→ SOURCE DATA
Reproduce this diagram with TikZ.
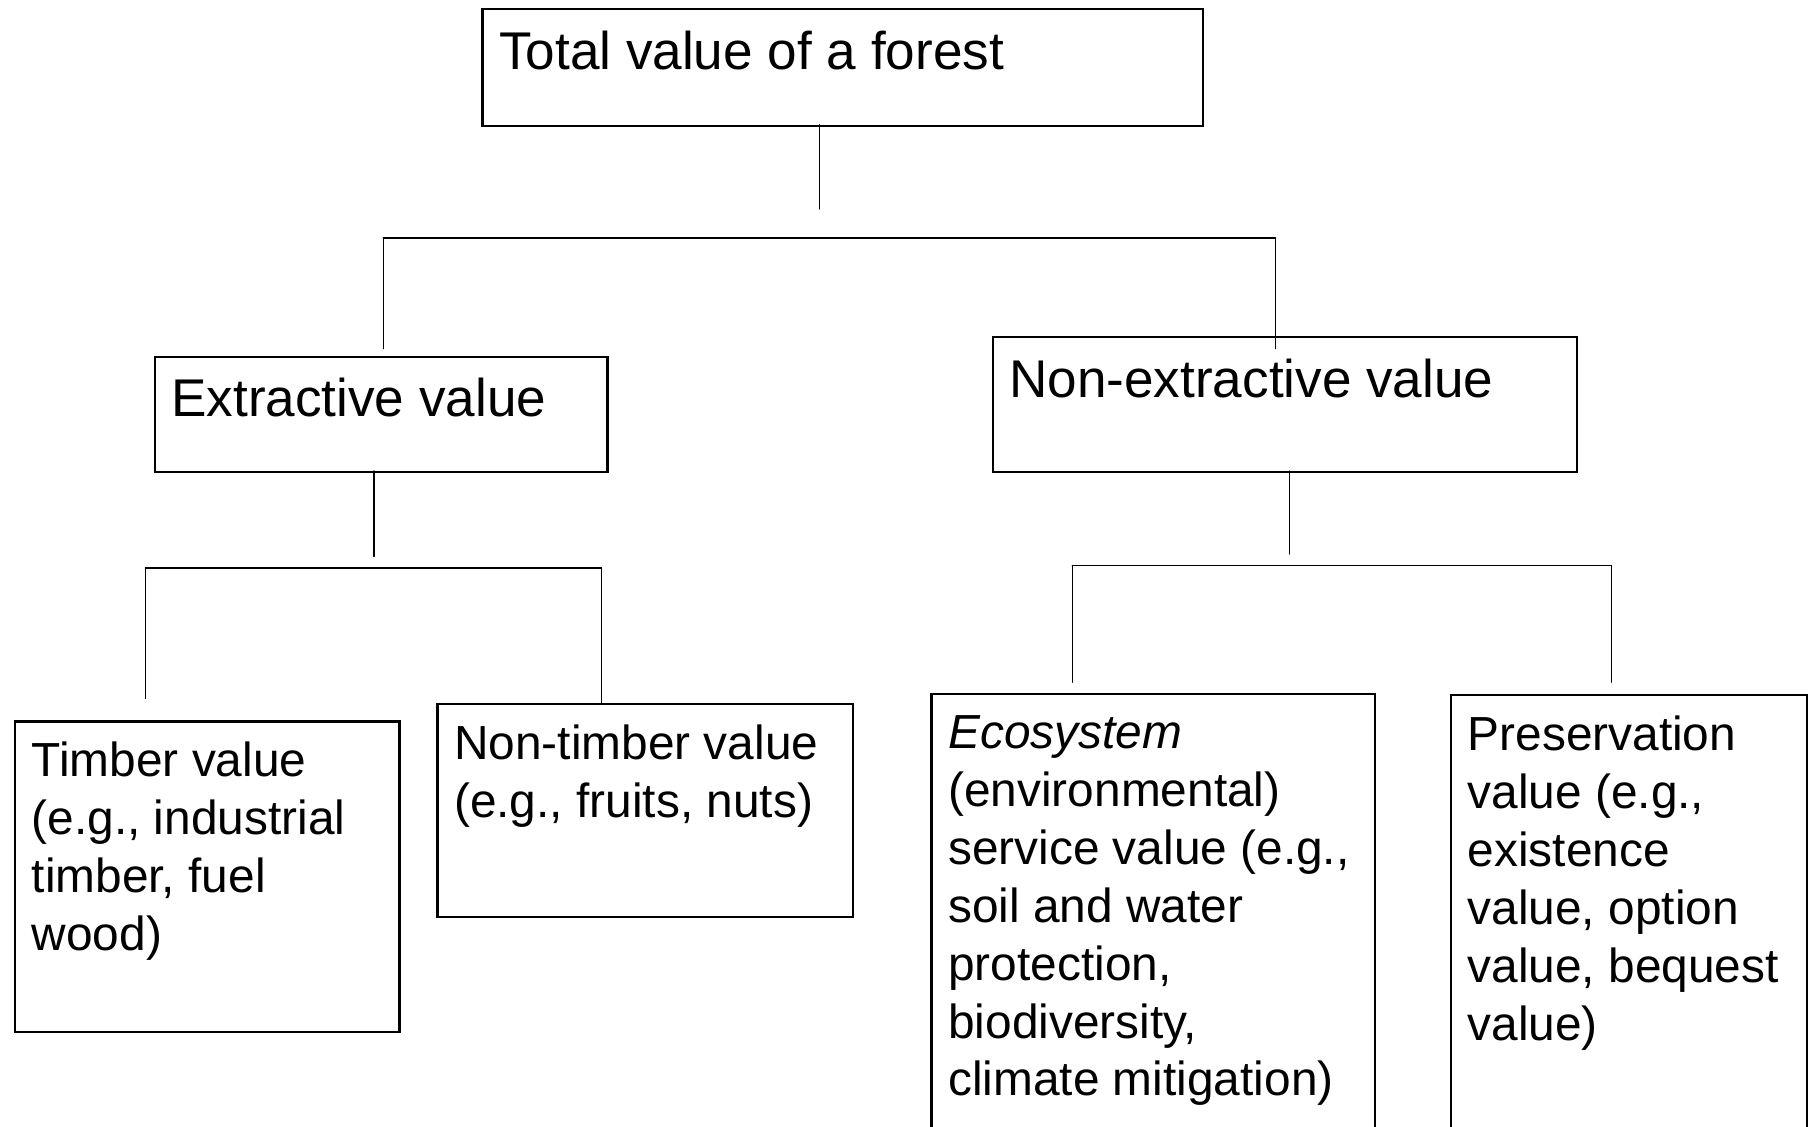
\documentclass[tikz,border=0pt]{standalone}
\usepackage{fontspec}
\setmainfont{Liberation Sans}
\usepackage{tkz-euclide}
\tikzset{>=stealth}
\tikzset{valbox/.style={draw, line width=0.65pt, anchor=north west, inner xsep=0.167cm, inner ysep=0pt}}
\newcommand{\bigval}{\fontsize{15.1pt}{17pt}\selectfont}
\newcommand{\smallval}{\fontsize{13.6pt}{16.45pt}\selectfont}
\newcommand{\valtext}[4]{\parbox[c][#2][t]{#1}{\raggedright\rule{0pt}{#3}#4}}

\begin{document}
\begin{tikzpicture}[x=0.01cm, y=0.01cm]
    \useasboundingbox (0,0) rectangle (1810,-1126);
    \node[valbox] (total) at (481.3,-8.1) {\bigval\valtext{6.869cm}{1.166cm}{0.60cm}{Total value of a forest}};
    \node[valbox] (extr) at (153.5,-355.5) {\bigval\valtext{4.191cm}{1.155cm}{0.60cm}{Extractive value}};
    \node[valbox] (nonextr) at (991.5,-335.9) {\bigval\valtext{5.507cm}{1.351cm}{0.60cm}{Non-extractive value}};
    \node[valbox] (timber) at (13.9,-720.3) {\smallval\valtext{3.509cm}{3.105cm}{0.55cm}{Timber value\\(e.g., industrial\\timber, fuel\\wood)}};
    \node[valbox] (nontimber) at (436.3,-703) {\smallval\valtext{3.822cm}{2.124cm}{0.55cm}{Non-timber value\\(e.g., fruits, nuts)}};
    \node[valbox] (eco) at (930.4,-692.6) {\smallval\valtext{4.098cm}{4.474cm}{0.55cm}{\textit{Ecosystem}\\(environmental)\\service value (e.g.,\\soil and water\\protection,\\biodiversity,\\climate mitigation)}};
    \node[valbox] (pres) at (1449.8,-693.7) {\smallval\valtext{3.221cm}{4.463cm}{0.56cm}{Preservation\\value (e.g.,\\existence\\value, option\\value, bequest\\value)}};
    \tkzDefPoints{819.6/-124.7/T1, 819.6/-209/T2, 383.2/-237.8/A1, 1275.5/-237.8/A2, 383.2/-348.6/A3, 1275.5/-348.6/A4}
    \tkzDefPoints{374/-471/E1, 374/-556.4/E2, 145.4/-567.9/B1, 601.4/-567.9/B2, 145.4/-698.4/B3, 601.4/-704.1/B4}
    \tkzDefPoints{1289.4/-471/N1, 1289.4/-554/N2, 1072.3/-565.6/C1, 1611.4/-565.6/C2, 1072.3/-682.2/C3, 1611.4/-682.2/C4}
    \tkzDrawSegments[line width=0.4pt](T1,T2 A1,A2 A1,A3 A2,A4 E1,E2 B1,B2 B1,B3 B2,B4 N1,N2 C1,C2 C1,C3 C2,C4)
\end{tikzpicture}
\end{document}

→ TASK BRIEF
Extract the full listing above verbatim; pictures are to be left out of the copy.

→ RESPONSE BELOW
Reproduce this diagram with TikZ.
\documentclass[tikz,border=0pt]{standalone}
\usepackage{fontspec}
\setmainfont{Liberation Sans}
\usepackage{tkz-euclide}
\tikzset{>=stealth}
\tikzset{valbox/.style={draw, line width=0.65pt, anchor=north west, inner xsep=0.167cm, inner ysep=0pt}}
\newcommand{\bigval}{\fontsize{15.1pt}{17pt}\selectfont}
\newcommand{\smallval}{\fontsize{13.6pt}{16.45pt}\selectfont}
\newcommand{\valtext}[4]{\parbox[c][#2][t]{#1}{\raggedright\rule{0pt}{#3}#4}}

\begin{document}
\begin{tikzpicture}[x=0.01cm, y=0.01cm]
    \useasboundingbox (0,0) rectangle (1810,-1126);
    \node[valbox] (total) at (481.3,-8.1) {\bigval\valtext{6.869cm}{1.166cm}{0.60cm}{Total value of a forest}};
    \node[valbox] (extr) at (153.5,-355.5) {\bigval\valtext{4.191cm}{1.155cm}{0.60cm}{Extractive value}};
    \node[valbox] (nonextr) at (991.5,-335.9) {\bigval\valtext{5.507cm}{1.351cm}{0.60cm}{Non-extractive value}};
    \node[valbox] (timber) at (13.9,-720.3) {\smallval\valtext{3.509cm}{3.105cm}{0.55cm}{Timber value\\(e.g., industrial\\timber, fuel\\wood)}};
    \node[valbox] (nontimber) at (436.3,-703) {\smallval\valtext{3.822cm}{2.124cm}{0.55cm}{Non-timber value\\(e.g., fruits, nuts)}};
    \node[valbox] (eco) at (930.4,-692.6) {\smallval\valtext{4.098cm}{4.474cm}{0.55cm}{\textit{Ecosystem}\\(environmental)\\service value (e.g.,\\soil and water\\protection,\\biodiversity,\\climate mitigation)}};
    \node[valbox] (pres) at (1449.8,-693.7) {\smallval\valtext{3.221cm}{4.463cm}{0.56cm}{Preservation\\value (e.g.,\\existence\\value, option\\value, bequest\\value)}};
    \tkzDefPoints{819.6/-124.7/T1, 819.6/-209/T2, 383.2/-237.8/A1, 1275.5/-237.8/A2, 383.2/-348.6/A3, 1275.5/-348.6/A4}
    \tkzDefPoints{374/-471/E1, 374/-556.4/E2, 145.4/-567.9/B1, 601.4/-567.9/B2, 145.4/-698.4/B3, 601.4/-704.1/B4}
    \tkzDefPoints{1289.4/-471/N1, 1289.4/-554/N2, 1072.3/-565.6/C1, 1611.4/-565.6/C2, 1072.3/-682.2/C3, 1611.4/-682.2/C4}
    \tkzDrawSegments[line width=0.4pt](T1,T2 A1,A2 A1,A3 A2,A4 E1,E2 B1,B2 B1,B3 B2,B4 N1,N2 C1,C2 C1,C3 C2,C4)
\end{tikzpicture}
\end{document}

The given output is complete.